Neutrinos can induce beta decay-- That’s usually how they’re detected, in the rare instance that they’re detected at all. But the cross-section for neutrinos to interact with anything is abysmal, so any change in the decay rate is going to be very small.

Yes, this is possible (the bombarding part; starving it doesn’t make any sense). Here are some back-of-the-envelope estimates for the sort of partial rates you’re talking:

Partial rate per nucleus due to natural decay: 4x10[sup]-12[/sup] Hz
Partial rate per nucleus induced by electron neutrinos from the sun: 10[sup]-32[/sup] Hz
Partial rate per nucleus that could be induced by the most powerful neutrino beam we’ve got: 10[sup]-28[/sup] Hz

So, the effect is super puny in practice. In case the notation above doesn’t convey the puniness: If you put your block of carbon-14 in front of the most powerful neutrino beam we have, you would induce one additional decay for every 40,000,000,000,000,000 decays that occur naturally.

Another cute way to think about this: It isn’t that the neutrino interaction rate is fundamentally too small. After all, both natural beta decay and neutrino-induced beta decay are governed by the weak force. It’s just that radioactive nuclei can undergo natural decay at any time whereas neutrino-induced decays can only occur if a neutrino happens to be passing by.

I guess the sun is our biggest local source of natural neutrinos. But there should be tons of neutrinos from other stars, too, back to the big bang?

Is the “night” (that is, non-sun parts) sky neutrino-dark? Is this Obler’s paradox again? By that I mean, if we lived in a non-expanding steady-state universe, would the whole sky be bright as the sun, both in light and neutrinos?

Is it the case that all nuclear decay is caused by a neutrino changing the flavor of a quark?

Yes, there are neutrinos all over, some from stars, and some primordial. Just because the Sun is the brightest local source doesn’t mean it’s the only source.

No. Alpha decays don’t involve any neutrinos at all, nor does neutron emission or spontaneous fission (technically, alpha decay is a form of spontaneous fission).

Beta decays do involve neutrinos, but in that case it’s far more often an antineutrino emitted from the decay than an incoming neutrino that gets absorbed. Likewise for positron emission or electron or positron capture, with negative signs added as appropriate.

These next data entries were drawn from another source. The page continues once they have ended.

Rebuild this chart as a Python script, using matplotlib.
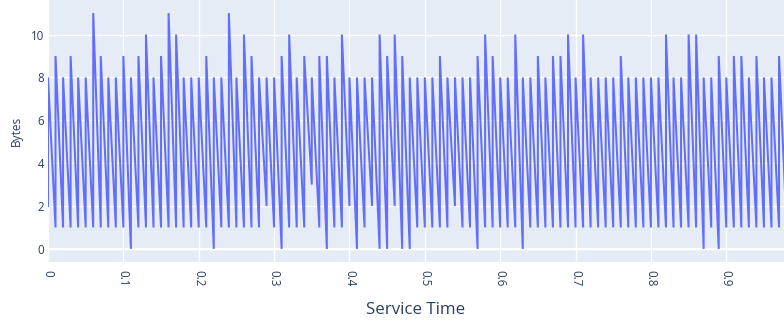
import matplotlib
matplotlib.use("Agg")
import matplotlib.pyplot as plt
import numpy as np

# value at the top of each tooth (one per 0.01 of service time)
peaks = [8, 9, 8, 9, 8, 8, 11, 9, 8, 8,
         9, 8, 9, 10, 8, 9, 11, 10, 8, 8,
         8, 9, 8, 8, 11, 8, 10, 9, 8, 8,
         8, 9, 10, 8, 9, 8, 9, 9, 8, 10,
         8, 8, 8, 8, 10, 9, 10, 9, 8, 8,
         8, 8, 9, 8, 8, 8, 8, 9, 10, 9,
         8, 8, 10, 8, 8, 9, 8, 9, 9, 10,
         8, 10, 8, 8, 8, 8, 9, 8, 8, 8,
         8, 8, 10, 8, 8, 10, 10, 8, 8, 9,
         8, 9, 9, 8, 9, 8, 8, 9]
# value at the bottom of each tooth, reached at the next step
troughs = [1, 1, 1, 1, 1, 1, 1, 1, 1, 1,
           0, 1, 1, 1, 1, 1, 1, 1, 1, 1,
           1, 0, 1, 1, 1, 1, 1, 1, 2, 1,
           0, 1, 1, 1, 3, 1, 0, 1, 1, 2,
           0, 1, 2, 0, 0, 2, 0, 0, 1, 1,
           1, 1, 1, 2, 1, 1, 0, 1, 1, 1,
           1, 1, 0, 1, 1, 1, 1, 1, 1, 1,
           1, 1, 1, 1, 1, 1, 1, 1, 1, 1,
           1, 1, 1, 1, 1, 1, 0, 1, 0, 1,
           1, 1, 1, 1, 1, 1, 1, 1]
start_value = 2
step = 0.01

x = [0.0]
y = [start_value]
for i in range(len(peaks)):
    x.append(i * step)
    y.append(peaks[i])
    x.append((i + 1) * step)
    y.append(troughs[i])

plt.rcParams['font.family'] = ['Open Sans', 'DejaVu Sans']
text_color = '#2a3f5f'

fig = plt.figure(figsize=(7.84, 3.23), dpi=100)
ax = fig.add_axes([48 / 784, 1 - 262 / 323, 736 / 784, 262 / 323])
ax.set_facecolor('#e5ecf6')

ax.plot(x, y, color='#636efa', linewidth=1.45, solid_joinstyle='miter')

ax.set_xlim(0, 0.9766)
ax.set_ylim(-0.61, 11.61)
ax.set_yticks([0, 2, 4, 6, 8, 10])
ax.set_xticks(np.arange(0, 1.0, 0.1))
ax.set_xticklabels(['0', '0.1', '0.2', '0.3', '0.4', '0.5', '0.6', '0.7', '0.8', '0.9'],
                   rotation=-90)
ax.grid(True, color='white', linewidth=1)
ax.axhline(0, color='white', linewidth=1.6, zorder=1)
ax.set_axisbelow(True)
for s in ax.spines.values():
    s.set_visible(False)
ax.tick_params(length=0, labelsize=8.3, labelcolor=text_color)
ax.tick_params(axis='y', pad=3)
ax.tick_params(axis='x', pad=6)

fig.text(416 / 784, 1 - 310 / 323, 'Service Time', ha='center', va='center',
         fontsize=12.2, color=text_color)
fig.text(16 / 784, 1 - 131 / 323, 'Bytes', ha='center', va='center',
         rotation=90, fontsize=8.6, color=text_color)

fig.savefig('out.png', dpi=100)
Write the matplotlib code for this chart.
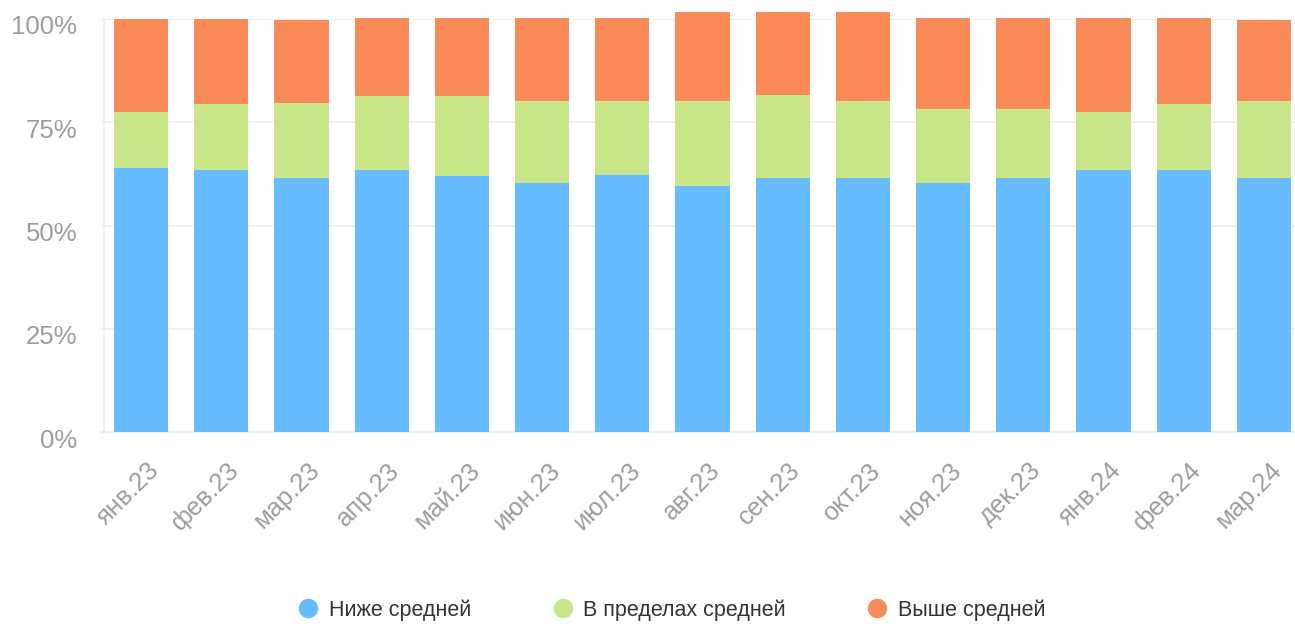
import matplotlib.pyplot as plt
import matplotlib.transforms as mtransforms
from matplotlib.lines import Line2D

plt.rcParams['font.family'] = ['Liberation Sans', 'DejaVu Sans']

# данные
months = ['янв.23', 'фев.23', 'мар.23', 'апр.23', 'май.23', 'июн.23', 'июл.23', 'авг.23',
          'сен.23', 'окт.23', 'ноя.23', 'дек.23', 'янв.24', 'фев.24', 'мар.24']
below = [64, 63.5, 61.5, 63.4, 62, 60.3, 62.2, 59.6, 61.5, 61.5, 60.3, 61.5, 63.4, 63.4, 61.5]
within = [13.5, 16, 18.2, 18, 19.4, 19.8, 17.9, 20.5, 20.1, 18.6, 17.9, 16.7, 14.1, 16, 18.6]
above = [22.5, 20.5, 20.1, 18.8, 18.8, 20.1, 20.1, 21.6, 20.1, 21.6, 22, 22, 22.7, 20.8, 19.7]
series_names = ['Ниже средней', 'В пределах средней', 'Выше средней']
colors = ['#67bcff', '#c8e687', '#fb8a59']

fig = plt.figure(figsize=(12.95, 6.26), dpi=100)
ax = fig.add_axes([101 / 1295, 1 - 432 / 626, 1203 / 1295, 413 / 626])

x = range(len(months))
bottom2 = [b + w for b, w in zip(below, within)]
ax.bar(x, below, width=0.675, color=colors[0], clip_on=False, zorder=3)
ax.bar(x, within, bottom=below, width=0.675, color=colors[1], clip_on=False, zorder=3)
ax.bar(x, above, bottom=bottom2, width=0.675, color=colors[2], clip_on=False, zorder=3)

ax.set_xlim(-0.5, len(months) - 0.5)
ax.set_ylim(0, 100)
ax.set_yticks([0, 25, 50, 75, 100])
ax.set_yticklabels(['0%', '25%', '50%', '75%', '100%'])
ax.grid(axis='y', color='#efefef', linewidth=1.2, zorder=0)
ax.set_axisbelow(True)

for s in ['top', 'right']:
    ax.spines[s].set_visible(False)
ax.spines['left'].set_color('#efefef')
ax.spines['left'].set_linewidth(1.2)
ax.spines['left'].set_position(('data', -0.46))
ax.spines['bottom'].set_color('#efefef')
ax.spines['bottom'].set_linewidth(1.5)

ax.tick_params(axis='y', length=0, pad=19.5, labelsize=18.5, labelcolor='#9d9d9d')
ax.tick_params(axis='x', length=0, pad=25, labelsize=18.5, labelcolor='#9d9d9d')

ax.set_xticks(list(x))
ax.set_xticklabels(months, rotation=45, ha='right', va='center', rotation_mode='anchor')

off_y = mtransforms.ScaledTranslation(0, -6 / 100, fig.dpi_scale_trans)
for lab in ax.get_yticklabels():
    lab.set_transform(lab.get_transform() + off_y)
off_x = mtransforms.ScaledTranslation(14 / 100, 0, fig.dpi_scale_trans)
for lab in ax.get_xticklabels():
    lab.set_transform(lab.get_transform() + off_x)

handles = [Line2D([], [], marker='o', linestyle='none', markersize=13,
                  markerfacecolor=c, markeredgecolor=c) for c in colors]
fig.legend(handles, series_names, loc='center', bbox_to_anchor=(672 / 1295, 1 - 610 / 626),
           ncol=3, frameon=False, fontsize=15.5, labelcolor='#333333',
           handlelength=0.9, handletextpad=0.5, columnspacing=3.8)

fig.savefig('out.png', dpi=100)
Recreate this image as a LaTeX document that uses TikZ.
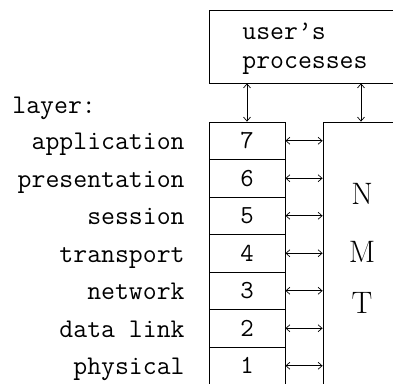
\documentclass[tikz,border=0pt]{standalone}
\usetikzlibrary{arrows.meta}
\begin{document}
\begin{tikzpicture}[x=1pt,y=-1pt,
  line width=0.8pt,
  layerbox/.style={draw,minimum width=76pt,minimum height=37.5pt,inner sep=0pt,
    font=\fontsize{26}{26}\ttfamily},
  lab/.style={anchor=base east,inner sep=0pt,font=\fontsize{27}{29}\ttfamily},
  big/.style={inner sep=0pt,font=\fontsize{31}{31}\rmfamily},
  dbl/.style={{Straight Barb[length=4pt,width=7pt]}-{Straight Barb[length=4pt,width=7pt]},line width=0.7pt}]
\useasboundingbox (0,0) rectangle (393,383);
\clip (0,0) rectangle (393,383);
% user's processes box
\node[draw,minimum width=190pt,minimum height=73pt,inner sep=0pt] (user) at (304,46.5) {};
\node[anchor=base west,inner sep=0pt,font=\fontsize{27}{29}\ttfamily] (u1) at (242,39) {user\textquoteright s};
\node[anchor=base west,inner sep=0pt,font=\fontsize{27}{29}\ttfamily] (u2) at (242,68) {processes};
% layer boxes
\foreach \n/\y in {7/140.75,6/178.25,5/215.75,4/253.25,3/290.75,2/328.25,1/365.75}{
  \node[layerbox] (l\n) at (247,\y) {\n};
}
% NMT box
\node[draw,minimum width=76pt,minimum height=262.5pt,inner sep=0pt] (nmt) at (361,253.25) {};
\node[big] (tn) at (362,194) {N};
\node[big] (tm) at (362,252) {M};
\node[big] (tt) at (362,303) {T};
% labels
\node[anchor=base west,inner sep=0pt,font=\fontsize{27}{29}\ttfamily] (layer) at (12,113) {layer:};
\node[lab] (a7) at (185,149.75) {application};
\node[lab] (a6) at (185,187.25) {presentation};
\node[lab] (a5) at (185,224.75) {session};
\node[lab] (a4) at (185,262.25) {transport};
\node[lab] (a3) at (185,299.75) {network};
\node[lab] (a2) at (185,337.25) {data link};
\node[lab] (a1) at (185,374.75) {physical};
% connectors
\draw[dbl] (l7.north) -- (l7.north |- user.south);
\draw[dbl] (nmt.north) -- (nmt.north |- user.south);
\foreach \n in {7,6,5,4,3,2,1}{
  \draw[dbl] (l\n.east) -- (l\n.east -| nmt.west);
}
\end{tikzpicture}
\end{document}
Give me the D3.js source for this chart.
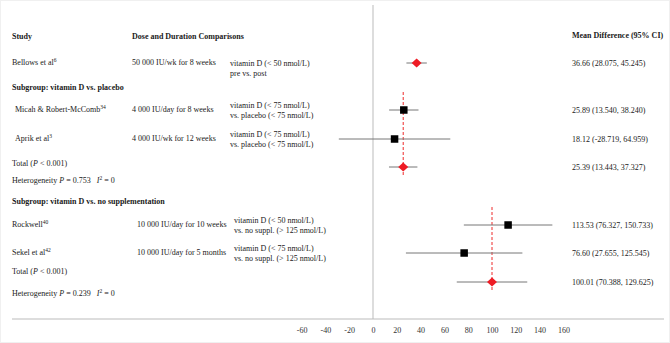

Does all beta decay involve neutrinos?

Well… There’s something called “neutrinoless double beta decay” that’s predicted by some models, but conclusive evidence of it has never been observed. And even there, you probably get virtual neutrinos internal to the decay process.

But other than that, yes, absolutely, beta decay always involves neutrinos.

Chronos’s answers might already have clarified this for you, but note that beta decay isn’t caused by a neutrino (or antineutrino) changing the flavor of a quark. Rather, a quark spontaneously converts into another quark while emitting an electron and an antineutrino (or a positron and a neutrino for the less common beta+ decay). The neutrino or antineutrino is a product of the decay and not really a cause.

The process you propose in the OP could be said to be caused by a neutrino, but that process is typically not called beta decay. If the incoming particle is an electron-type antineutrino then it’s usually called “inverse beta decay”, and for other cases it depends on the context as to what you might call it (most commonly a mouthful: “charged current quasi-elastic scattering”).

Olber’s paradox has the same resolution for neutrinos as it does for photons. As for “where are they?” – folks are looking. The target of interest is the diffuse supernova neutrino background, or DSNB. There are more neutrinos in the DSNB than from regular stellar output since most of the energy in supernovae (99%) goes into neutrinos. The expected rate is just below current experimental bounds, so there is some hope that upcoming measurements will actually see this flux of neutrinos.